Yess…Now that everyone’s done with their Christmas day celebration, I won’t have to be called a spoil-sport. I was doing this research for a school essay and this Christmas is the first time I realize it’s all about the food 🙂
How did the birth of Christ come to be celebrated on the 25th of December?
25 Dec was the date of the winter solstice, and was used by the Romans to celebrate Dies Natalis Solis Invicti the birthday of the Roman sun god, Sol Invictus, who they believed to be the light of the world. Christians participated in the revelries involved, and the church wished to stop this happening and to possibly convert the pagans, giving them something else to celebrate.
Since Scripture (Malachi 4:2) supports that Jesus is the Sun of Righteousness, it was easy to change the feast from being of a celebration of the birthday of Sol Invictus to the birthday celebration of Christ.
Symbols of Christmas
To ‘carol’ means to sing or dance to something. Carols at winter were originally a dance of the Sol Invictus party. The people would dance around Stonehenge, in celebration of the sun, since Stonehenge helped them tell the time by reason of the sun’s rays.
The season of the winter solstice, as goes without saying, was the season of no plant life, except that of the evergreens, therefore, during this festive season, the Romans gave each other palms and evergreens, as a sign of good luck, and kept these branches in their homes as hope for spring and new life in the new year, and voila! Green became a Christmas color. Holly, Ivy, and Mistletoe were among the most common plants being shared. The red therefore represented the berries on the holly plant.
The concept of Father Christmas very much seems to have emerged from the life of Saint Nicholas, a generous and kind saint with a habit of secret gift-giving.
St. Nicholas was a legendary hero of the 4th century Church; archbishop of Myra in what is now Turkey. He was known for his generosity, and several miracles are attributed to his intercession.
However, St. Nicholas never rode on reindeer, and did not live in the North.
Father Christmas was a combination of the personae of both St. Nicholas and Odin.
The origin of the Christian gift-bringer figures in European folklore are clearly pre-Christian, more specifically connected with the Yule (midwinter) festival in Germanic paganism, and are often associated with the figure of Odin.
Odin was a the king of all the gods in Norse mythology.
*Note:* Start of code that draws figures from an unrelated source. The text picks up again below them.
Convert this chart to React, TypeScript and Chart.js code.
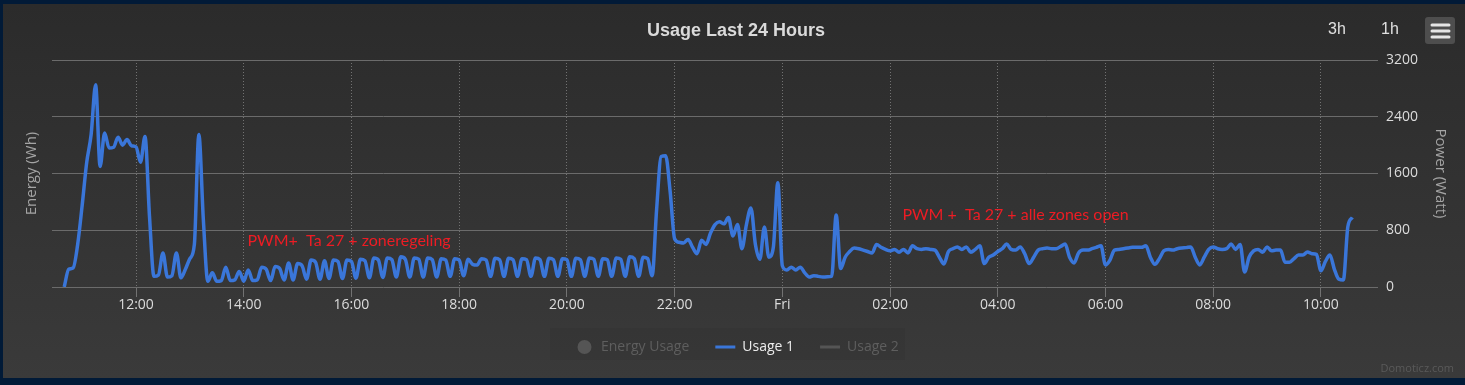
import React, { useEffect, useRef } from 'react';
import { Chart, registerables } from 'chart.js';

Chart.register(...registerables);

// ---------- data ----------
const chartTitle = 'Usage Last 24 Hours';
const startHour = 10 + 40 / 60; // 10:40 on Thursday
const stepHours = 5 / 60; // 5 minute samples

// Usage 1 (Watt), 5-minute samples from 10:40 to 10:35 next day
const usage1 = [
  0, 250, 270, 600, 1150, 1750, 2150, 2850, 1700, 2170,
  1960, 1970, 2110, 2000, 2080, 1990, 1975, 1760, 2120, 1000,
  150, 170, 480, 140, 160, 480, 130, 250, 400, 600,
  2150, 950, 80, 200, 80, 90, 280, 90, 100, 220,
  80, 240, 90, 100, 280, 250, 90, 290, 260, 100,
  340, 100, 330, 300, 110, 380, 350, 110, 370, 120,
  380, 360, 120, 380, 360, 125, 390, 370, 130, 410,
  380, 135, 410, 385, 140, 425, 390, 140, 410, 390,
  140, 410, 385, 140, 400, 380, 150, 400, 380, 160,
  390, 320, 310, 400, 380, 150, 405, 385, 150, 405,
  385, 150, 400, 385, 150, 410, 385, 150, 405, 385,
  150, 400, 385, 150, 405, 385, 150, 410, 390, 150,
  400, 385, 150, 410, 390, 150, 425, 400, 150, 420,
  400, 160, 1100, 1840, 1850, 1350, 680, 630, 620, 670,
  560, 470, 660, 600, 760, 880, 920, 890, 980, 720,
  880, 540, 880, 1115, 600, 390, 845, 420, 560, 1470,
  300, 240, 280, 240, 280, 200, 140, 160, 150, 140,
  145, 150, 1015, 260, 420, 500, 550, 540, 520, 500,
  480, 600, 560, 530, 510, 530, 490, 530, 480, 580,
  540, 530, 540, 530, 520, 420, 325, 500, 540, 565,
  530, 565, 490, 530, 580, 330, 420, 450, 500, 540,
  605, 530, 520, 565, 470, 330, 420, 520, 540, 550,
  540, 540, 570, 605, 420, 340, 480, 520, 520, 540,
  560, 580, 310, 380, 520, 530, 540, 550, 560, 560,
  560, 580, 420, 320, 400, 510, 530, 520, 540, 550,
  555, 565, 420, 310, 420, 530, 565, 540, 530, 540,
  605, 530, 600, 210, 420, 510, 530, 490, 565, 510,
  520, 520, 350, 350, 400, 450, 450, 495, 470, 460,
  230, 360, 450, 250, 110, 100, 850, 980,
];

const xMinHour = 10.44;
const xMaxHour = 35.06;
const xTickHours = [12, 14, 16, 18, 20, 22, 24, 26, 28, 30, 32, 34];
const xTickLabels = ['12:00', '14:00', '16:00', '18:00', '20:00', '22:00', 'Fri', '02:00', '04:00', '06:00', '08:00', '10:00'];
const powerTicks = [0, 800, 1600, 2400, 3200];
const seriesNames = ['Energy Usage', 'Usage 1', 'Usage 2'];
const seriesHidden = [true, false, true];
const rangeButtons = ['3h', '1h'];
const leftAxisTitle = 'Energy (Wh)';
const rightAxisTitle = 'Power (Watt)';
const noteTexts = ['PWM+  Ta 27 + zoneregeling', 'PWM +  Ta 27 + alle zones open'];
const noteHours = [14.07, 26.23];
const noteWatts = [578, 945];
const creditText = 'Domoticz.com';

// ---------- styles ----------
const W = 1465;
const H = 385;
const BLUE = 'rgb(58,118,217)';
const TEXT = '#dcdcdc';
const SANS = '"Open Sans", "Noto Sans", sans-serif';

const decorPlugin = {
  id: 'decor',
  beforeDraw(chart: any) {
    const ctx = chart.ctx;
    ctx.save();
    ctx.fillStyle = '#011a37';
    ctx.fillRect(0, 0, W, H);
    const g = ctx.createLinearGradient(0, 4, 0, 378);
    g.addColorStop(0, '#2b2b2b');
    g.addColorStop(1, '#3a3a3a');
    ctx.fillStyle = g;
    ctx.fillRect(3, 4, W - 3, 374);
    ctx.restore();
  },
  afterDraw(chart: any) {
    const ctx = chart.ctx;
    const xs = chart.scales.x;
    const ys = chart.scales.y;
    const area = chart.chartArea;
    ctx.save();

    // title
    ctx.fillStyle = '#dadada';
    ctx.font = 'bold 18px "Liberation Sans", Arial, sans-serif';
    ctx.textAlign = 'center';
    ctx.textBaseline = 'middle';
    ctx.fillText(chartTitle, 736, 31);

    // range buttons
    ctx.font = '16px "Liberation Sans", Arial, sans-serif';
    ctx.fillStyle = '#e0e0e0';
    const btnX = [1337, 1390];
    rangeButtons.forEach((b, i) => ctx.fillText(b, btnX[i], 30));

    // menu button
    ctx.fillStyle = '#4e4e4e';
    ctx.beginPath();
    (ctx as any).roundRect(1425, 17, 30, 27, 3);
    ctx.fill();
    ctx.strokeStyle = '#e6e6e6';
    ctx.lineWidth = 3;
    ctx.lineCap = 'round';
    [25, 31, 37].forEach((y) => {
      ctx.beginPath();
      ctx.moveTo(1432, y);
      ctx.lineTo(1449, y);
      ctx.stroke();
    });

    // axis titles
    const midY = (area.top + area.bottom) / 2;
    ctx.fillStyle = '#a4a4a4';
    ctx.font = `15px ${SANS}`;
    ctx.save();
    ctx.translate(32, midY);
    ctx.rotate(-Math.PI / 2);
    ctx.fillText(leftAxisTitle, 0, 0);
    ctx.restore();
    ctx.save();
    ctx.translate(1440, midY);
    ctx.rotate(Math.PI / 2);
    ctx.fillText(rightAxisTitle, 0, 0);
    ctx.restore();

    // notes
    ctx.fillStyle = '#ED1C24';
    ctx.font = '16px Lato, sans-serif';
    ctx.textAlign = 'left';
    ctx.textBaseline = 'alphabetic';
    noteTexts.forEach((t, i) => {
      ctx.fillText(t, xs.getPixelForValue(noteHours[i]), ys.getPixelForValue(noteWatts[i]));
    });

    // legend
    ctx.fillStyle = 'rgba(0,0,0,0.04)';
    ctx.fillRect(550, 328, 355, 32);
    ctx.font = `14px ${SANS}`;
    ctx.textBaseline = 'middle';
    const ly = 347;
    let x = 577;
    chart.data.datasets.forEach((ds: any, i: number) => {
      const hidden = seriesHidden[i];
      const symColor = hidden ? '#555555' : ds.borderColor;
      let textX;
      if (i === 0) {
        ctx.fillStyle = symColor;
        ctx.beginPath();
        ctx.arc(x + 7.5, ly, 7, 0, Math.PI * 2);
        ctx.fill();
        textX = x + 24;
      } else {
        ctx.strokeStyle = symColor;
        ctx.lineWidth = 3;
        ctx.lineCap = 'butt';
        ctx.beginPath();
        ctx.moveTo(x, ly);
        ctx.lineTo(x + 20, ly);
        ctx.stroke();
        textX = x + 27;
      }
      ctx.fillStyle = hidden ? '#5e5e5e' : '#ececec';
      ctx.fillText(seriesNames[i], textX, ly);
      x = textX + ctx.measureText(seriesNames[i]).width + 26;
    });

    // credit
    ctx.fillStyle = '#5a5a5a';
    ctx.font = `11px ${SANS}`;
    ctx.textAlign = 'right';
    ctx.fillText(creditText, 1454, 369);

    ctx.restore();
  },
};

export default function App() {
  const ref = useRef<HTMLCanvasElement | null>(null);

  useEffect(() => {
    document.body.style.margin = '0';
    const canvas = ref.current;
    if (!canvas) return;
    const tickFont = { family: SANS, size: 14 };
    const chart = new Chart(canvas, {
      type: 'line',
      data: {
        datasets: [
          { label: seriesNames[0], data: [], hidden: true, borderColor: '#888', pointRadius: 0 },
          {
            label: seriesNames[1],
            data: usage1.map((v, i) => ({ x: startHour + i * stepHours, y: v })),
            borderColor: BLUE,
            borderWidth: 3.5,
            pointRadius: 0,
            fill: false,
            cubicInterpolationMode: 'monotone',
            yAxisID: 'y',
          },
          { label: seriesNames[2], data: [], hidden: true, borderColor: '#888', pointRadius: 0 },
        ],
      },
      options: {
        responsive: false,
        animation: false,
        devicePixelRatio: 1,
        layout: { padding: { top: 60, left: 52, right: 0, bottom: 0 } },
        plugins: {
          legend: { display: false },
          title: { display: false },
          tooltip: { enabled: false },
        },
        scales: {
          x: {
            type: 'linear',
            min: xMinHour,
            max: xMaxHour,
            afterBuildTicks: (s: any) => {
              s.ticks = xTickHours.map((v) => ({ value: v }));
            },
            afterFit: (s: any) => {
              s.height = 98;
            },
            ticks: {
              autoSkip: false,
              maxRotation: 0,
              padding: 0,
              color: TEXT,
              font: tickFont,
              callback: (_v: any, i: number) => xTickLabels[i],
            },
            grid: { color: '#727272', lineWidth: 1, tickLength: 10, tickColor: '#727272', tickWidth: 1 },
            border: { display: false, dash: [1, 2] },
          },
          y: {
            type: 'linear',
            position: 'right',
            min: 0,
            max: 3200,
            afterBuildTicks: (s: any) => {
              s.ticks = powerTicks.map((v) => ({ value: v }));
            },
            afterFit: (s: any) => {
              s.width = 87;
            },
            ticks: { padding: 8, color: TEXT, font: tickFont, callback: (v: any) => String(v) },
            grid: { color: '#6b6b6b', drawTicks: false },
            border: { display: false },
          },
        },
      } as any,
      plugins: [decorPlugin],
    });
    return () => chart.destroy();
  }, []);

  return (
    <div style={{ width: W, height: H }}>
      <canvas ref={ref} width={W} height={H} style={{ display: 'block' }} />
    </div>
  );
}
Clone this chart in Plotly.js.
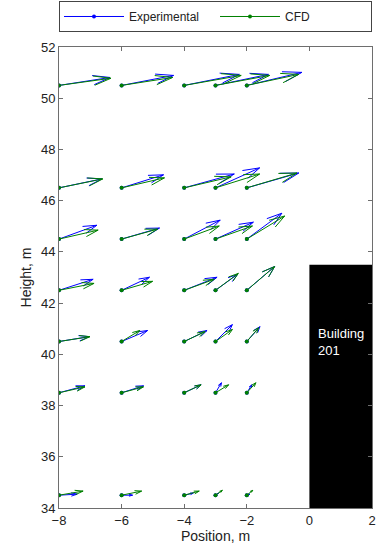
<!DOCTYPE html>
<html>
<head>
<meta charset="utf-8">
<script src="https://cdn.plot.ly/plotly-3.0.1.min.js"></script>
<style>html,body{margin:0;padding:0;background:#fff;}#chart{width:376px;height:548px;}</style>
</head>
<body>
<div id="chart"></div>
<script>
// Measurement grid
const columnX = [-8, -6, -4, -3, -2];
const rowY = [50.5, 46.5, 44.5, 42.5, 40.5, 38.5, 34.5];

// Experimental velocity components (one array per row, top to bottom)
const expU = [
  [1.63, 1.66, 1.76, 1.69, 1.76],
  [1.37, 1.34, 1.60, 1.41, 1.66],
  [1.21, 1.21, 1.15, 1.21, 1.12],
  [1.09, 0.89, 1.05, 0.70, 0.89],
  [0.96, 0.83, 0.73, 0.54, 0.42],
  [0.83, 0.70, 0.54, 0.19, 0.16],
  [0.58, 0.35, 0.29, 0.10, 0.10]
];
const expV = [
  [0.31, 0.39, 0.43, 0.43, 0.51],
  [0.35, 0.51, 0.54, 0.78, 0.58],
  [0.54, 0.43, 0.74, 0.66, 1.01],
  [0.43, 0.51, 0.51, 0.62, 0.93],
  [0.19, 0.43, 0.43, 0.66, 0.58],
  [0.27, 0.27, 0.31, 0.39, 0.31],
  [0.04, 0.00, 0.08, 0.08, 0.04]
];

// CFD velocity components
const cfdU = [
  [1.66, 1.63, 1.82, 1.73, 1.66],
  [1.40, 1.37, 1.50, 1.41, 1.60],
  [1.25, 1.15, 1.12, 1.18, 1.21],
  [1.12, 0.99, 0.96, 0.73, 0.89],
  [0.99, 0.58, 0.67, 0.54, 0.38],
  [0.83, 0.70, 0.54, 0.42, 0.29],
  [0.77, 0.64, 0.48, 0.22, 0.19]
];
const cfdV = [
  [0.28, 0.31, 0.39, 0.39, 0.43],
  [0.35, 0.39, 0.43, 0.54, 0.58],
  [0.35, 0.39, 0.51, 0.51, 0.90],
  [0.27, 0.35, 0.43, 0.66, 0.93],
  [0.19, 0.43, 0.39, 0.47, 0.54],
  [0.23, 0.23, 0.31, 0.31, 0.39],
  [0.16, 0.16, 0.16, 0.19, 0.19]
];

// Building outline
const buildingX = [0, 2, 2, 0, 0];
const buildingY = [34, 34, 43.5, 43.5, 34];
const buildingLabel = 'Building<br>201';

const xTicks = [-8, -6, -4, -2, 0, 2];
const yTicks = [34, 36, 38, 40, 42, 44, 46, 48, 50, 52];

function quiver(U, V) {
  const alpha = 0.33, beta = 0.33;
  const lx = [], ly = [], ox = [], oy = [];
  rowY.forEach((y, r) => {
    columnX.forEach((x, c) => {
      const u = U[r][c], v = V[r][c];
      const tx = x + u, ty = y + v;
      lx.push(x, tx, null);
      ly.push(y, ty, null);
      lx.push(tx - alpha * (u + beta * v), tx, tx - alpha * (u - beta * v), null);
      ly.push(ty - alpha * (v - beta * u), ty, ty - alpha * (v + beta * u), null);
      ox.push(x); oy.push(y);
    });
  });
  return {lx, ly, ox, oy};
}

const font = 'Liberation Sans, Arial, sans-serif';
const e = quiver(expU, expV);
const f = quiver(cfdU, cfdV);
const blue = '#0000ff', green = '#008000';

const traces = [
  {x: buildingX, y: buildingY, type: 'scatter', mode: 'lines', fill: 'toself',
   fillcolor: '#000', line: {width: 0, color: '#000'}, showlegend: false, hoverinfo: 'skip'},
  {x: e.lx, y: e.ly, type: 'scatter', mode: 'lines', line: {color: blue, width: 1},
   legendgroup: 'e', showlegend: false, hoverinfo: 'skip'},
  {x: e.ox, y: e.oy, type: 'scatter', mode: 'markers', marker: {color: blue, size: 4},
   legendgroup: 'e', showlegend: false, hoverinfo: 'skip'},
  {x: f.lx, y: f.ly, type: 'scatter', mode: 'lines', line: {color: green, width: 1},
   legendgroup: 'f', showlegend: false, hoverinfo: 'skip'},
  {x: f.ox, y: f.oy, type: 'scatter', mode: 'markers', marker: {color: green, size: 4},
   legendgroup: 'f', showlegend: false, hoverinfo: 'skip'},
  // legend entries
  {x: [null], y: [null], type: 'scatter', mode: 'lines+markers', name: 'Experimental',
   line: {color: blue, width: 1}, marker: {color: blue, size: 4}, legendgroup: 'e'},
  {x: [null], y: [null], type: 'scatter', mode: 'lines+markers', name: 'CFD',
   line: {color: green, width: 1}, marker: {color: green, size: 4}, legendgroup: 'f'}
];

const axisCommon = {
  showline: true, linecolor: '#6e6e6e', linewidth: 1, mirror: 'ticks',
  ticks: 'inside', ticklen: 4, tickcolor: '#6e6e6e', showgrid: false, zeroline: false,
  tickfont: {family: font, size: 13, color: '#222'}
};

const layout = {
  width: 376, height: 548,
  margin: {l: 59, r: 4, t: 47, b: 40, autoexpand: false},
  paper_bgcolor: '#fff', plot_bgcolor: '#fff',
  font: {family: font, size: 13, color: '#222'},
  xaxis: Object.assign({}, axisCommon, {range: [-8, 2], tickvals: xTicks,
    title: {text: 'Position, m', font: {family: font, size: 14, color: '#222'}, standoff: 4}}),
  yaxis: Object.assign({}, axisCommon, {range: [34, 52], tickvals: yTicks,
    title: {text: 'Height, m', font: {family: font, size: 14, color: '#222'}, standoff: 6}}),
  showlegend: true,
  legend: {orientation: 'h', x: 0, xanchor: 'left', y: 1.0998, yanchor: 'top',
    bordercolor: '#444', borderwidth: 1, bgcolor: '#fff', itemwidth: 60,
    entrywidth: 81, font: {family: font, size: 12, color: '#222'}},
  annotations: [{x: 0.22, y: 40.5, xref: 'x', yref: 'y', text: buildingLabel, showarrow: false,
    xanchor: 'left', align: 'left', font: {family: font, size: 13, color: '#fff'}}]
};

Plotly.newPlot('chart', traces, layout, {staticPlot: true});
</script>
</body>
</html>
He was an old cloaked, blue-hooded, Norse god with a long white beard, and he rode an eight legged horse, Sleipnir.
This matches Santa’s fleet of eight reindeer.
Odin was very savage you see. 25 Savage in fact. According to mythology, he killed his grandfather and enjoyed filling rivers with the blood. Whenever he killed someone, his eight-legged steed Sleipnir would lick on the corpse of the dead and of course his nose would be red. Thus we have Rudolph, the Red-nosed Reindeer.
Yeah. Finally found an explanation for this picture…
Prior to Christianization, the Germanic peoples (including the English) celebrated a midwinter event called Yule (Old English geola or giuli). With the Christianization of Germanic Europe, numerous traditions were absorbed from Yuletide celebrations into modern Christmas. During the Yuletide, ghostly occurrences such as the Wild Hunt were said to have increased in frequency. The Wild hunt was a ghostly procession through the sky, attested as being led by Odin.
Now this sounds more like our jolly ol’ Santa!
Yuletide is used to describe Christmas because of its link with this celebration.
The Bible does not reflect any celebration of Christ’s birth neither are we informed of the day on which Christ was born. Research shows that Christ was born around mid September or October.
December 25th is not Jesus’ birthday, and contrary to popular opinion, (God) is not a form Santa Claus.
Christmas has gone through a lot of changes throughout the centuries.
One might seek to exalt the birth of Christ only on one day in the entire year, and of a truth, this might be the day many souls get saved.
However, the reason for every season is Christ and we must seek to exalt him through them all.